For all the talk about how well FinTech start-ups are doing, I hear two regular laments from bank CEOs. First, why aren’t we valued like FinTechs? and second, why aren’t FinTechs regulated like us.
On the first point, it’s quite clear that FinTech start-ups are being valued on potential and not reality. When a Stripe is worth more than three Commerzbanks or an Ant Financial is seen to be worth more than ten Deutsche Banks, then sure, bank CEOs are a bit pissed off. As Goldman Sachs CEO David Solomon put it, the bank is “getting absolutely no credit from anybody else in the investing community” on the firm’s digital banking efforts. Monzo gets two million customers in the UK and gains a $1.3 billion valuation; Goldman Sachs launch Marcus, get four million customers, $1 billion in deposits a month, launch a credit card with Apple, and its share price falls almost 20%. As Solomon states it: “If we were out in Silicon Valley and made 20% of the progress that we’ve made, we would get a lot of credit and people would be throwing money at us to own a piece of this business. But nestled inside little old Goldman Sachs, we’re just going to have to prove it over time.”
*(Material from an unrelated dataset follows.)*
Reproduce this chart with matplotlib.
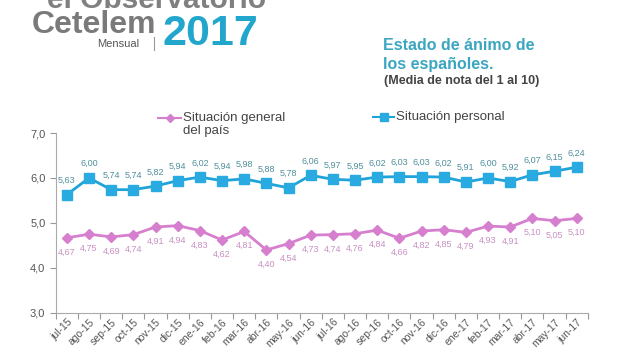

Yea, yea, yea, yada, yada, yada.
This first point is indicative of the fact that the banking sector is measured by real returns whilst the start-ups are measured by hope. Banks have shareholder return, return on equity, return on investment and so on and so forth. Real measures against real results. A start-up has a million customers, some of whom are active. It’s all about how you dress it up.